*Goal:* Reproduce each line from the first in the data through the line that contains "0.0200, 0.0199, 0.0200];" exactly; give nothing else.

*Dataset content:*
* * * * * * *
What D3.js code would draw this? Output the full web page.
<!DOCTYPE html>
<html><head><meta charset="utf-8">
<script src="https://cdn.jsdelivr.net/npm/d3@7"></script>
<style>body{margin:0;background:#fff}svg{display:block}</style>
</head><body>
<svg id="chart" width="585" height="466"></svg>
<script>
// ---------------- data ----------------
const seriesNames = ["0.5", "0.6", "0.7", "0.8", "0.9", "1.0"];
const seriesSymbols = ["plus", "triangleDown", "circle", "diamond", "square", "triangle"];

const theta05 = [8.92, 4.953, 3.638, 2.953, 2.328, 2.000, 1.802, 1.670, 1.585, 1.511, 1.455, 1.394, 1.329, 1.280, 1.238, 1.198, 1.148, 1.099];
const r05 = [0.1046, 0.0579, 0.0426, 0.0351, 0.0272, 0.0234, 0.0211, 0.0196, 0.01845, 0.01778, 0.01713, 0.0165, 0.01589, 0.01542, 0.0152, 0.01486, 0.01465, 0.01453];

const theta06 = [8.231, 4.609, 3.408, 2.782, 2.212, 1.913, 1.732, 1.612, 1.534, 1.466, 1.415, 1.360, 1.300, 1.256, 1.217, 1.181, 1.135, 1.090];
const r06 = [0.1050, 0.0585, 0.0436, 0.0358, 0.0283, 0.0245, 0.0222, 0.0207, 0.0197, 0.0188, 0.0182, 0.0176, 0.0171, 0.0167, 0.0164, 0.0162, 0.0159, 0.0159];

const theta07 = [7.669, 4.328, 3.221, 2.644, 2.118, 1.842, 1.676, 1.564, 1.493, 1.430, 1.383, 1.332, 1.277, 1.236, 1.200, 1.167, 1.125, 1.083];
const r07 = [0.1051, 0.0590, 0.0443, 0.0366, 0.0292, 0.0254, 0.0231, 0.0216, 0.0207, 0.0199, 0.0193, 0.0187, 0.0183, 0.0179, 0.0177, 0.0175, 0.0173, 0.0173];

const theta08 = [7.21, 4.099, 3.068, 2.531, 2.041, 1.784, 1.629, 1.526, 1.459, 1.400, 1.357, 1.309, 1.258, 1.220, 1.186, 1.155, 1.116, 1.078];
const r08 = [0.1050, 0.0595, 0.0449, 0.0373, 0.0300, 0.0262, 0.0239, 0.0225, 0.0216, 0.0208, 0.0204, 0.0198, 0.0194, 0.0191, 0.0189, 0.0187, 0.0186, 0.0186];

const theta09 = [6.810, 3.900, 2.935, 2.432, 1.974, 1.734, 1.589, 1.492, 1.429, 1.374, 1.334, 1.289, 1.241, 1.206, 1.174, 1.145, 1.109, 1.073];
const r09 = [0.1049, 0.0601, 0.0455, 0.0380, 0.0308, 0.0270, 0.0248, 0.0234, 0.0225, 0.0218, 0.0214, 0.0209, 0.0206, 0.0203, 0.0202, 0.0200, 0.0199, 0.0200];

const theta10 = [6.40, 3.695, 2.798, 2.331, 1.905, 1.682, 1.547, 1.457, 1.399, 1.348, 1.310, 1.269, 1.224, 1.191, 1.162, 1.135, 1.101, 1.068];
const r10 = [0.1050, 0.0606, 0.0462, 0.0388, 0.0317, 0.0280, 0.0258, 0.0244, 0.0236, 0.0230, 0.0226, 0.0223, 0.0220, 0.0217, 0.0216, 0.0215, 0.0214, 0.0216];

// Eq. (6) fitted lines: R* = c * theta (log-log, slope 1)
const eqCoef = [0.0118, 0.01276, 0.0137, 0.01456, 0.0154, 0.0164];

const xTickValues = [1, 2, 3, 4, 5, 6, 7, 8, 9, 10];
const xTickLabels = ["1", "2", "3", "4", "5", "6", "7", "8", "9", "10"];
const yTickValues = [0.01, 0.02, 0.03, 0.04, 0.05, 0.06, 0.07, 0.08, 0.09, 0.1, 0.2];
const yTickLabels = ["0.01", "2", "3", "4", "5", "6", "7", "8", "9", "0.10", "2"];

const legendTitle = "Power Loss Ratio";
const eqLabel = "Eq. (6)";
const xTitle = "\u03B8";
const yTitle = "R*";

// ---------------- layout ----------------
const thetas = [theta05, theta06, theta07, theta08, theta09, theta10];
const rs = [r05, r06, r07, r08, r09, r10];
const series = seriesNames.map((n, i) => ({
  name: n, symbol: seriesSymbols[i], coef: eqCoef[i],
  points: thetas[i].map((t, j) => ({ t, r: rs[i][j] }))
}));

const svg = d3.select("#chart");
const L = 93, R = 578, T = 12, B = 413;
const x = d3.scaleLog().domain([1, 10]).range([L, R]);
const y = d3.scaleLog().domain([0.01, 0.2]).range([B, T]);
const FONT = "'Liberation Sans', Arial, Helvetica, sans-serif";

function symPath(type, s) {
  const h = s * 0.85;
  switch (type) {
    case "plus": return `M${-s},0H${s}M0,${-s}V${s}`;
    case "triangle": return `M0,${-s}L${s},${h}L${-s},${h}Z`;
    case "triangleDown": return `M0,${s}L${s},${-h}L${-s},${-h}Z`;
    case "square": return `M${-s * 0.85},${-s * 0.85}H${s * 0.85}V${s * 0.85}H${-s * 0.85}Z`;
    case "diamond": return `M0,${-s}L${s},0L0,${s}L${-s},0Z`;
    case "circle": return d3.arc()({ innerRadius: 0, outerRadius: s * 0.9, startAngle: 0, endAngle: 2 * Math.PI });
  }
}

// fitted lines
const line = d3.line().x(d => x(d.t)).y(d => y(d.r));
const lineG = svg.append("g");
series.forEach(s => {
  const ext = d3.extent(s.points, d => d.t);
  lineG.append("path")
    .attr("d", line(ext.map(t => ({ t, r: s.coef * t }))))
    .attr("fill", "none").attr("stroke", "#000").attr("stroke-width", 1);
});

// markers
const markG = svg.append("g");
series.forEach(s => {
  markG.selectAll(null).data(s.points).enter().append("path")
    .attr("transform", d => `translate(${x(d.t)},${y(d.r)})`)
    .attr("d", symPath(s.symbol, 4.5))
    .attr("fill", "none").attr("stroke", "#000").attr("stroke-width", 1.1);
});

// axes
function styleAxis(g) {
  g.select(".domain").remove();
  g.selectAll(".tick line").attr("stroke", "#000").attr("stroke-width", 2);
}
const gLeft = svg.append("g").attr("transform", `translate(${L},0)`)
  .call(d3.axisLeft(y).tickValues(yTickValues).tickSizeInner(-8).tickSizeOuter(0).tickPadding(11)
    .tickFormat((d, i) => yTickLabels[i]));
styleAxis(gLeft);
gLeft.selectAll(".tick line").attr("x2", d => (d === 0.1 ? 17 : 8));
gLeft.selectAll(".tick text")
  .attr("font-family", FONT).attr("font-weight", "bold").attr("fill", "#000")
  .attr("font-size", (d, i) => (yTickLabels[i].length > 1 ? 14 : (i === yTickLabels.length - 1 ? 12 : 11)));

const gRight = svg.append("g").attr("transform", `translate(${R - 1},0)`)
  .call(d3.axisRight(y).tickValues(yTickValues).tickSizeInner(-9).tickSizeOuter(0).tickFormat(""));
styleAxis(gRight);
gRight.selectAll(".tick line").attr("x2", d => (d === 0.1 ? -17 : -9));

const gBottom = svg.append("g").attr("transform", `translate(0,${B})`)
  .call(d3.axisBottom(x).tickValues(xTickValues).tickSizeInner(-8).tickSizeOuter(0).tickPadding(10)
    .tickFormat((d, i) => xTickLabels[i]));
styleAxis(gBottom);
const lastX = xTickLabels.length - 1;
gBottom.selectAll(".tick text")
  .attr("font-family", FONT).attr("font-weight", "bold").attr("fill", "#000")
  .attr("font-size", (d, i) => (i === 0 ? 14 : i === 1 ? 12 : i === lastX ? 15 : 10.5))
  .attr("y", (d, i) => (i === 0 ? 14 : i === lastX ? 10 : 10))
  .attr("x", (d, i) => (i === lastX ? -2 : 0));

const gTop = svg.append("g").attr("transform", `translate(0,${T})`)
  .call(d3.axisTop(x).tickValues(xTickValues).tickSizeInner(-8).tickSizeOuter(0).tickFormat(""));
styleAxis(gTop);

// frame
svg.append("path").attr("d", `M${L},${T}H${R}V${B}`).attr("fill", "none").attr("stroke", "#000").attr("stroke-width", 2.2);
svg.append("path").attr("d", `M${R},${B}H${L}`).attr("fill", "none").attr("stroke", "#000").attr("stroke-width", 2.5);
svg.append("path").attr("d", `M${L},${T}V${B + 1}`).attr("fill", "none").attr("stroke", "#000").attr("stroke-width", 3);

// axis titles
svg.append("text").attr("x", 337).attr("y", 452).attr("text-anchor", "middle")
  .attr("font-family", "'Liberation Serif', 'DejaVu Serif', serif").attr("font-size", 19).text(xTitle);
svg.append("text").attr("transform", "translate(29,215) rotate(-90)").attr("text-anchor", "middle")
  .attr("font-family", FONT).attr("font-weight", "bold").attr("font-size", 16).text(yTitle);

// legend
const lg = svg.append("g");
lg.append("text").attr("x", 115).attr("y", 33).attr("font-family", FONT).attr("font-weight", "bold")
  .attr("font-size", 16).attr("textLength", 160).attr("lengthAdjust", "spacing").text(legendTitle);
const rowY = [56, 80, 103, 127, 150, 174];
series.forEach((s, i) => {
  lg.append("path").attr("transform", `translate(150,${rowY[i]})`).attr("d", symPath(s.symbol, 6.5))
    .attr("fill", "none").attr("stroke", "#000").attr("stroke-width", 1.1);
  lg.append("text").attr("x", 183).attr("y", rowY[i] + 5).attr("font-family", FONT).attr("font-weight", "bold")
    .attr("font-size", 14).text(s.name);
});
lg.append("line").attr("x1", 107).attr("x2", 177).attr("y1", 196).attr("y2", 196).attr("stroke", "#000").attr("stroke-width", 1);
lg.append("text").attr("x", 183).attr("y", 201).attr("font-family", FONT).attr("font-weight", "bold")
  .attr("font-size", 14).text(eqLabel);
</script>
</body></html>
* * * * * * *
*Correct result:*
What D3.js code would draw this? Output the full web page.
<!DOCTYPE html>
<html><head><meta charset="utf-8">
<script src="https://cdn.jsdelivr.net/npm/d3@7"></script>
<style>body{margin:0;background:#fff}svg{display:block}</style>
</head><body>
<svg id="chart" width="585" height="466"></svg>
<script>
// ---------------- data ----------------
const seriesNames = ["0.5", "0.6", "0.7", "0.8", "0.9", "1.0"];
const seriesSymbols = ["plus", "triangleDown", "circle", "diamond", "square", "triangle"];

const theta05 = [8.92, 4.953, 3.638, 2.953, 2.328, 2.000, 1.802, 1.670, 1.585, 1.511, 1.455, 1.394, 1.329, 1.280, 1.238, 1.198, 1.148, 1.099];
const r05 = [0.1046, 0.0579, 0.0426, 0.0351, 0.0272, 0.0234, 0.0211, 0.0196, 0.01845, 0.01778, 0.01713, 0.0165, 0.01589, 0.01542, 0.0152, 0.01486, 0.01465, 0.01453];

const theta06 = [8.231, 4.609, 3.408, 2.782, 2.212, 1.913, 1.732, 1.612, 1.534, 1.466, 1.415, 1.360, 1.300, 1.256, 1.217, 1.181, 1.135, 1.090];
const r06 = [0.1050, 0.0585, 0.0436, 0.0358, 0.0283, 0.0245, 0.0222, 0.0207, 0.0197, 0.0188, 0.0182, 0.0176, 0.0171, 0.0167, 0.0164, 0.0162, 0.0159, 0.0159];

const theta07 = [7.669, 4.328, 3.221, 2.644, 2.118, 1.842, 1.676, 1.564, 1.493, 1.430, 1.383, 1.332, 1.277, 1.236, 1.200, 1.167, 1.125, 1.083];
const r07 = [0.1051, 0.0590, 0.0443, 0.0366, 0.0292, 0.0254, 0.0231, 0.0216, 0.0207, 0.0199, 0.0193, 0.0187, 0.0183, 0.0179, 0.0177, 0.0175, 0.0173, 0.0173];

const theta08 = [7.21, 4.099, 3.068, 2.531, 2.041, 1.784, 1.629, 1.526, 1.459, 1.400, 1.357, 1.309, 1.258, 1.220, 1.186, 1.155, 1.116, 1.078];
const r08 = [0.1050, 0.0595, 0.0449, 0.0373, 0.0300, 0.0262, 0.0239, 0.0225, 0.0216, 0.0208, 0.0204, 0.0198, 0.0194, 0.0191, 0.0189, 0.0187, 0.0186, 0.0186];

const theta09 = [6.810, 3.900, 2.935, 2.432, 1.974, 1.734, 1.589, 1.492, 1.429, 1.374, 1.334, 1.289, 1.241, 1.206, 1.174, 1.145, 1.109, 1.073];
const r09 = [0.1049, 0.0601, 0.0455, 0.0380, 0.0308, 0.0270, 0.0248, 0.0234, 0.0225, 0.0218, 0.0214, 0.0209, 0.0206, 0.0203, 0.0202, 0.0200, 0.0199, 0.0200];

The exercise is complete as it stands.